Budget Day today and Parliament certainly had the feel of the end of the Parliamentary Session about it. A definite farewell appearance from Darling at the steps of Number 11. And PMQs had the feel of both Cameron and Brown rattling through the arguments as though they can't wait to hit the campaign trail proper. This close to an election, the moment when the power is handed away from Parliament to the people, knockabout in the Commons almost feels irrelevant. It's time to go to the country.
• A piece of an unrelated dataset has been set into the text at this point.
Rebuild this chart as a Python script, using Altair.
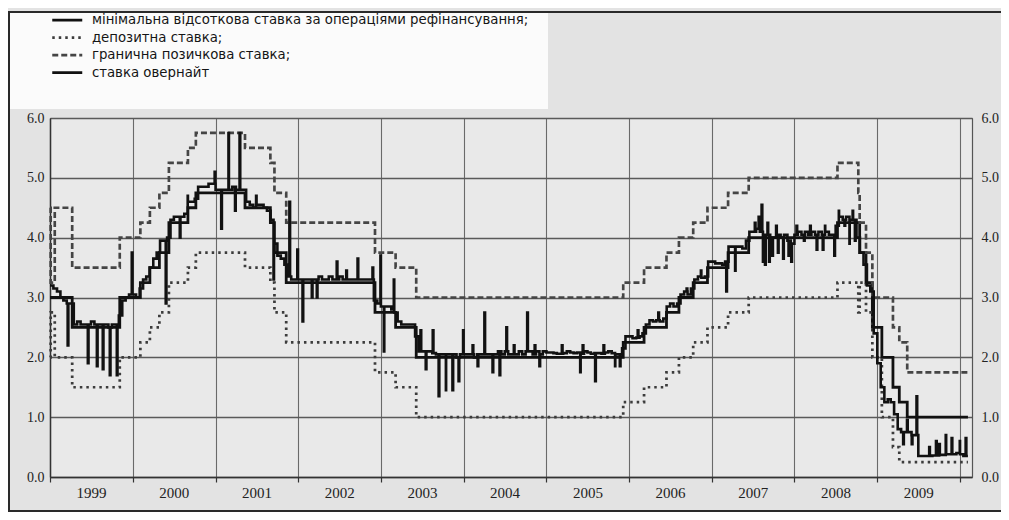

An unnecessary budget today - some important political positioning and some positive news for the Chancellor to tell on the deficit. Today provided him with the opportunity to present the deficit as coming under control, with a cut of £13bn next year. A further announcement today of £11bn of cuts, with individual departments coming up with their cuts contributing to the £11bn. You look at the detail however, and can't help wondering why these savings haven't been found before. Take the Ministry of Justice - savings of £25m on consultancy and procurement and £5m in savings by cutting the Senior Civil Service by 20%. These aren't really cuts, they are the kind of efficiencies that any responsible government department should deliver as a matter of course. Labour's weakness in the cuts now or cuts later debate is that their record on waste is fairly dismal.
So, we have had today more detail from the Government on where its cuts will fall. And a pledge to reduce the deficit by more than half over 4 years. Will we see similar detail from the Tories and Lib Dems? A trickier one for the Tories to handle - they don't want to fall into the trap of being portrayed as willing to cut frontline services, but don't have access to the books to identify and cut the peripheral waste that is contributing to the deficit. That said, the key cause of the deficit was the banking bail-out: it has driven up the deficit to such a level that the Tories can lump in wasteful public spending in a way that would have been too "nasty party" for them two years ago. They had barely mentioned cuts in the Cameron years prior to the meltdown. The City's failings allowed them to go after their core vote-winner of public sector cuts.
PREDICTION: Still sticking with a CONSERVATIVE MAJORITY OF 20
William Hill now predicting Conservative majority of 11 - 14. Polls continue to narrow - 5 to 7 points the agreed average. Lib Dems doing very well at 19 - 20, surely due to rise a couple of points if Clegg gets through the debates OK. We need to see a marginal poll to get a better idea of the current projection. Certainly it seems that LobbyGate, Sam Cam's pregnancy and other extraneous issues just don't affect the poll rating. It will take something major to shift the polls from this 7 point average. But this is still very much Phoney War territory - there are sure to be dramatic changes in the polls as the campaign gets going... my hunch is they will continue to narrow. Labour full of surprises.